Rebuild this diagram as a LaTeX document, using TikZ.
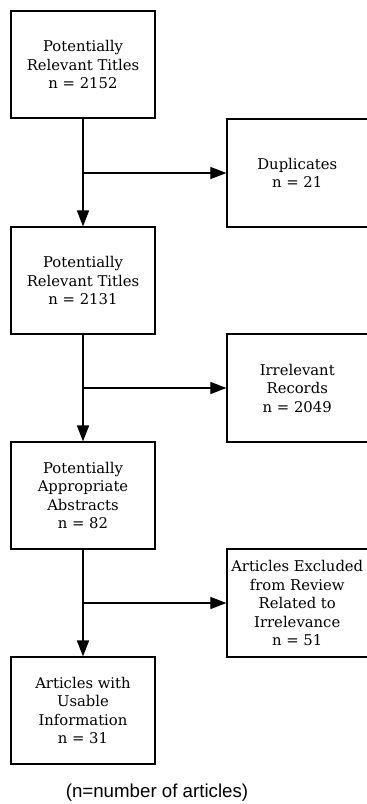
\documentclass[tikz,border=0pt]{standalone}
\usepackage{fontspec}
\setmainfont{DejaVu Serif}
\newfontfamily\capfont{Liberation Sans}
\usetikzlibrary{arrows.meta}
\tikzset{
  box/.style={draw, line width=1.2pt, align=center, inner sep=0pt,
    font=\fontsize{14.8}{18.5}\selectfont},
  leftbox/.style={box, minimum width=144pt, minimum height=107pt},
  rightbox/.style={box, minimum width=140.5pt, minimum height=108pt},
  flow/.style={line width=1.6pt, -{Triangle[length=16pt,width=12pt]}},
  side/.style={line width=1.1pt, -{Triangle[length=16pt,width=12pt]}}
}
\begin{document}
\begin{tikzpicture}[x=1pt,y=-1pt]
\useasboundingbox (0,0) rectangle (367,804);
\node[leftbox] (b1) at (83,64.5) {Potentially\\Relevant Titles\\n = 2152};
\node[leftbox] (b2) at (83,280.5) {Potentially\\Relevant Titles\\n = 2131};
\node[leftbox] (b3) at (83,495.5) {Potentially\\Appropriate\\Abstracts\\n = 82};
\node[leftbox] (b4) at (83,710.5) {Articles with\\Usable\\Information\\n = 31};
\node[rightbox] (r1) at (297.25,173) {Duplicates\\n = 21};
\node[rightbox] (r2) at (297.25,388) {Irrelevant\\Records\\n = 2049};
\node[rightbox] (r3) at (297.25,603) {Articles Excluded\\from Review\\Related to\\Irrelevance\\n = 51};
\node[font=\capfont\fontsize{18.7}{20}\selectfont] (cap) at (157,793) {(n=number of articles)};
\draw[flow] (b1) -- (b2);
\draw[flow] (b2) -- (b3);
\draw[flow] (b3) -- (b4);
\coordinate (j1) at (b1.south |- r1.west);
\coordinate (j2) at (b2.south |- r2.west);
\coordinate (j3) at (b3.south |- r3.west);
\draw[side] (j1) -- (r1.west);
\draw[side] (j2) -- (r2.west);
\draw[side] (j3) -- (r3.west);
\end{tikzpicture}
\end{document}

---

REQUIREMENTS — Your task is to repeat the data above exactly while excluding the pictures.

SOLUTION TO THE EXERCISE —
Rebuild this diagram as a LaTeX document, using TikZ.
\documentclass[tikz,border=0pt]{standalone}
\usepackage{fontspec}
\setmainfont{DejaVu Serif}
\newfontfamily\capfont{Liberation Sans}
\usetikzlibrary{arrows.meta}
\tikzset{
  box/.style={draw, line width=1.2pt, align=center, inner sep=0pt,
    font=\fontsize{14.8}{18.5}\selectfont},
  leftbox/.style={box, minimum width=144pt, minimum height=107pt},
  rightbox/.style={box, minimum width=140.5pt, minimum height=108pt},
  flow/.style={line width=1.6pt, -{Triangle[length=16pt,width=12pt]}},
  side/.style={line width=1.1pt, -{Triangle[length=16pt,width=12pt]}}
}
\begin{document}
\begin{tikzpicture}[x=1pt,y=-1pt]
\useasboundingbox (0,0) rectangle (367,804);
\node[leftbox] (b1) at (83,64.5) {Potentially\\Relevant Titles\\n = 2152};
\node[leftbox] (b2) at (83,280.5) {Potentially\\Relevant Titles\\n = 2131};
\node[leftbox] (b3) at (83,495.5) {Potentially\\Appropriate\\Abstracts\\n = 82};
\node[leftbox] (b4) at (83,710.5) {Articles with\\Usable\\Information\\n = 31};
\node[rightbox] (r1) at (297.25,173) {Duplicates\\n = 21};
\node[rightbox] (r2) at (297.25,388) {Irrelevant\\Records\\n = 2049};
\node[rightbox] (r3) at (297.25,603) {Articles Excluded\\from Review\\Related to\\Irrelevance\\n = 51};
\node[font=\capfont\fontsize{18.7}{20}\selectfont] (cap) at (157,793) {(n=number of articles)};
\draw[flow] (b1) -- (b2);
\draw[flow] (b2) -- (b3);
\draw[flow] (b3) -- (b4);
\coordinate (j1) at (b1.south |- r1.west);
\coordinate (j2) at (b2.south |- r2.west);
\coordinate (j3) at (b3.south |- r3.west);
\draw[side] (j1) -- (r1.west);
\draw[side] (j2) -- (r2.west);
\draw[side] (j3) -- (r3.west);
\end{tikzpicture}
\end{document}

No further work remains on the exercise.